Today, glass windows allow passers-by to view the movement. Originally, it was tin.

“When we peeled back the tin we found a couple of bottles of Scotch and the movement,” Farber said.

In 1987, the Farber family had the clock refurbished and installed outside their jewelry store.

While the city owns the clock, Farber maintains it.

A thin piece of metal attaches the pendulum to the movement. Because metal expands as it warms, Farber must shorten it in the summer and lengthen it in the winter to keep the time accurate.

“You don’t want to take somebody’s pulse with this,” he said.

The movement is a collection of gears with one crucial flat wheel on top. That part, conveniently located at eye level, allows Farber to change the time. No extension ladder needed.

Saturday night, just before he closes for the evening, Farber will advance the clock one hour. It will be a few hours ahead of Daylight Saving Time’s official switch at 2 a.m. Sunday.

Like Carver, Farber doesn’t work on movements. But he knows enough about them to keep his clock’s oiled.

The city doesn’t directly maintain any of the clocks around Tacoma, said Chris Larson, engineering division manager for the city’s Public Works Department.

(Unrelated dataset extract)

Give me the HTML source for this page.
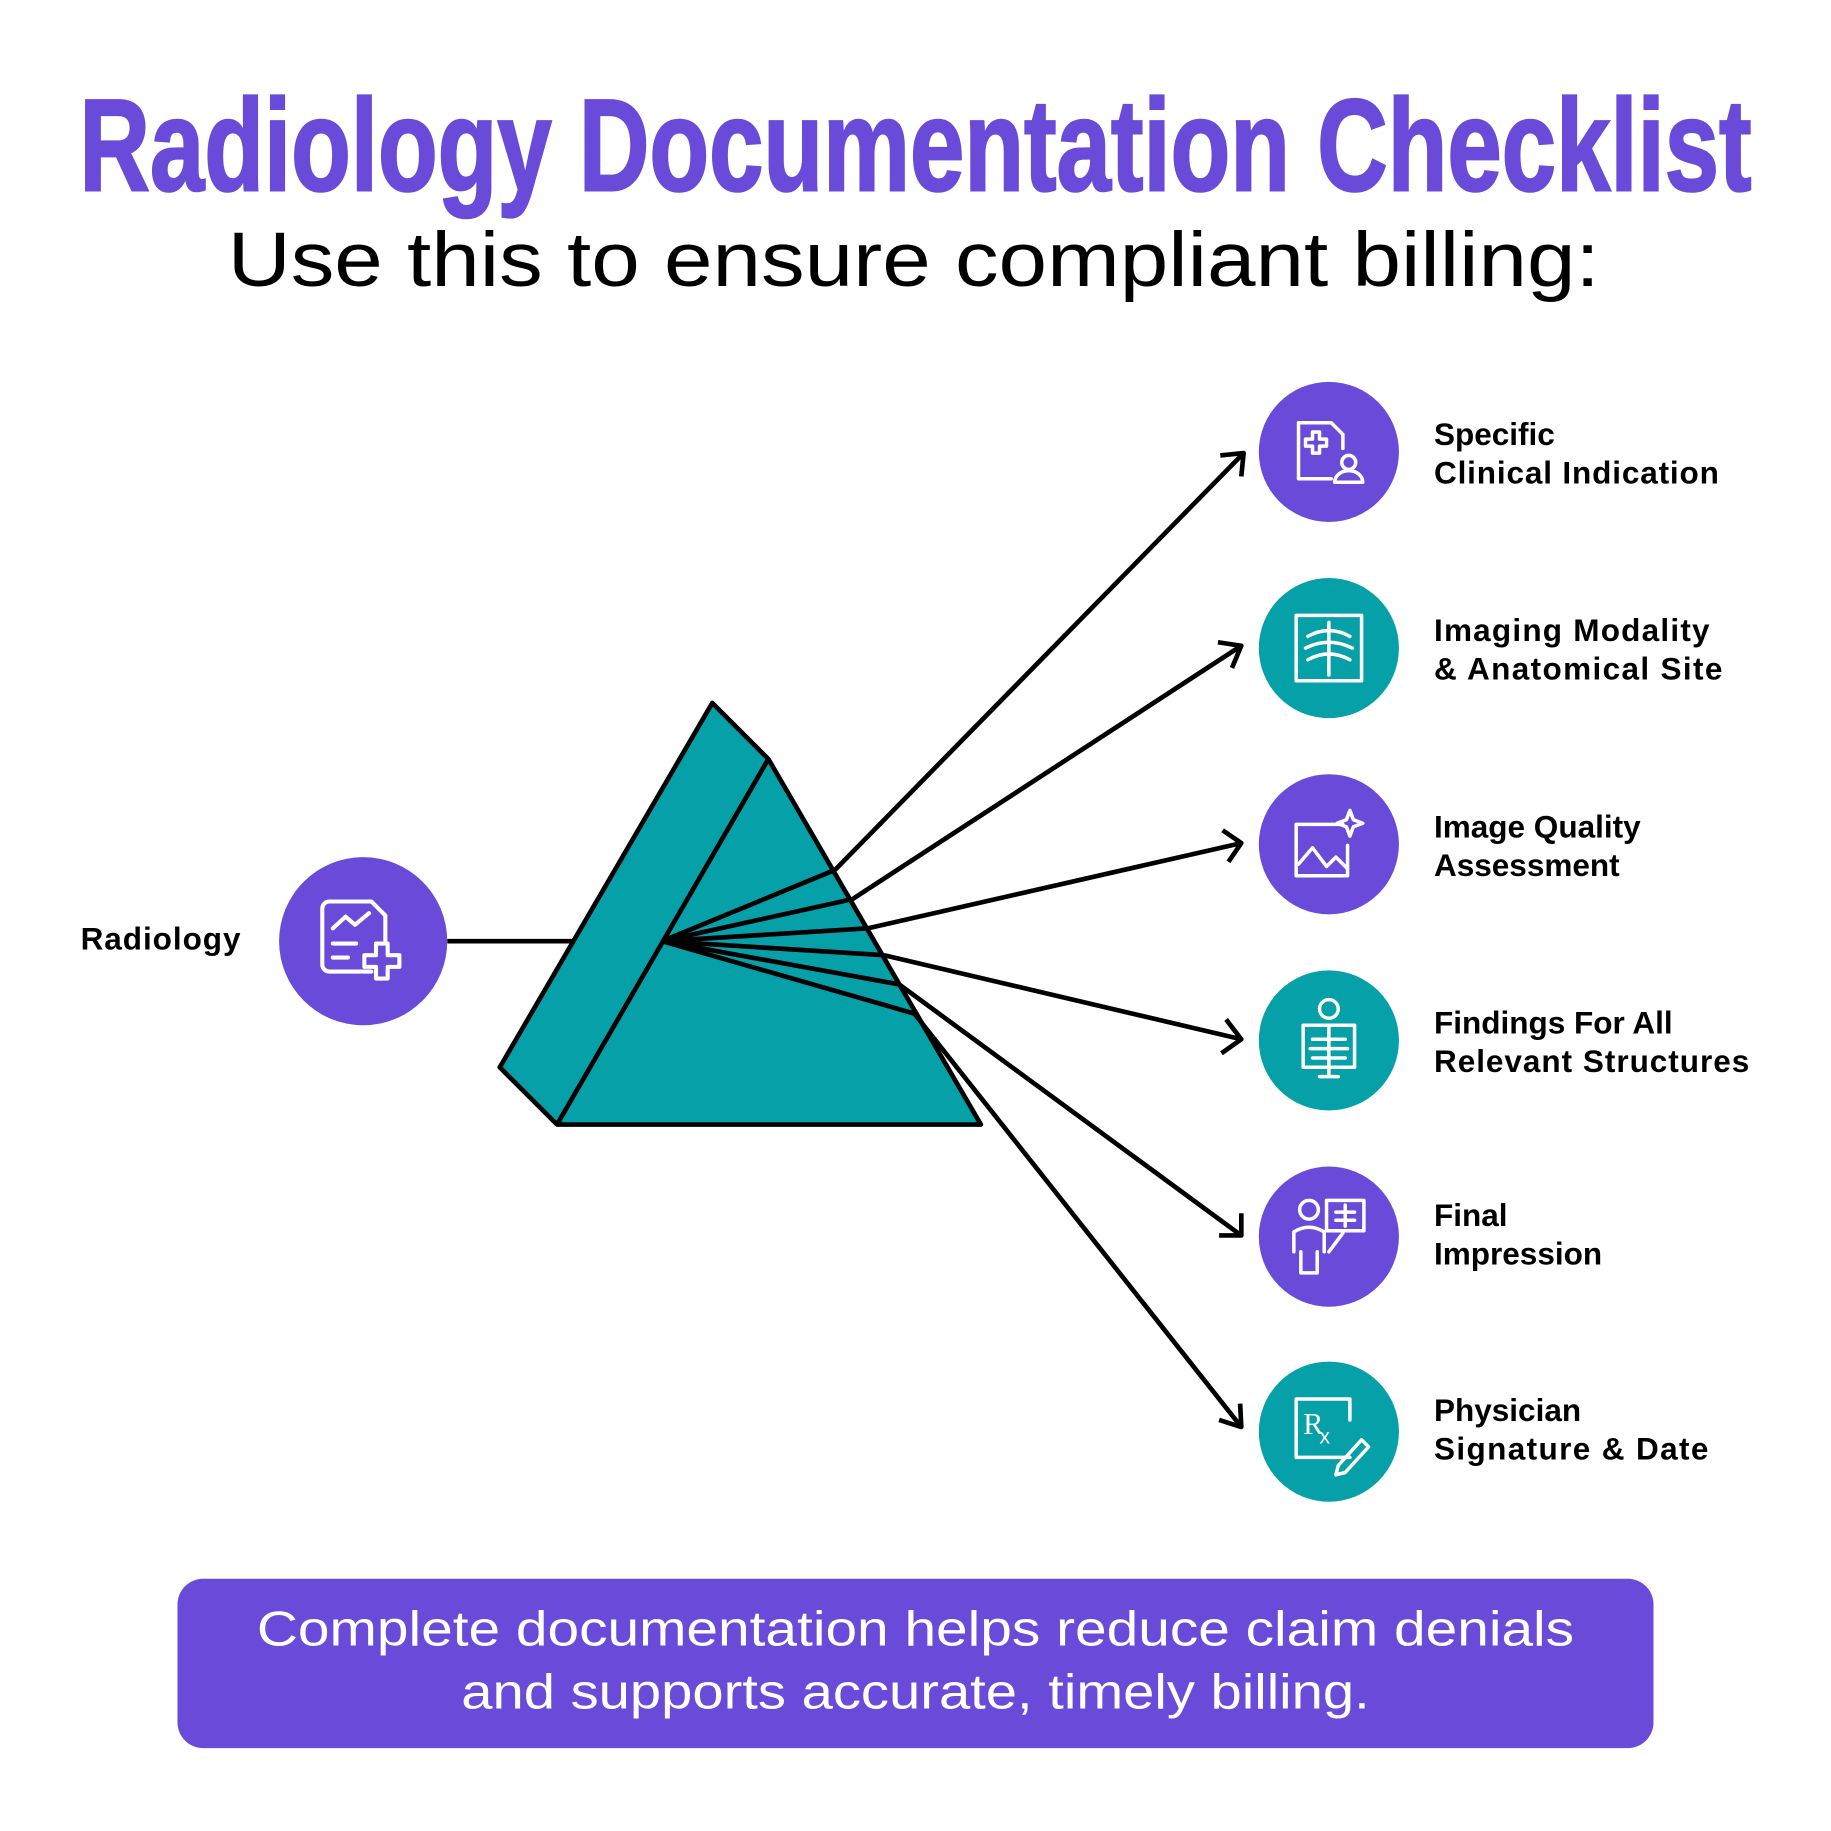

But it will provide electrical work, light bulb changing and other tasks.

AN ENDURING LEGACY

Farber said public clocks are a holdover from a time when the average citizen didn’t have a time piece.

The huge clock faces on Old City Hall could be seen blocks away in the early 1900s. They still can be seen today, but with the four sets of hands stuck on different times, the clock now is just decorative.

The same goes for the blue, freestanding Stadium District clock at St. Helens and Tacoma Avenue South. The much newer clock is correct twice a day at 12:48.

Today, with a cellphone in every pocket, one might wonder why we even bother with public clocks, especially analog versions.

First, Farber said, digital clocks don’t provide the same context an analog one does.

“You don’t want to know it’s 8:57,” Farber said. “You want to know it’s almost 9.”

And while people are hard-pressed to remember where Tacoma’s public clocks are, they still use them, Farber said.

“If you watch people walk by, four out of five people will check up there to see what time it is,” he said.

On Friday, Farber wound his clock using a special key to raise a heavy weight.

“Old school,” a passer-by shouted in appreciation.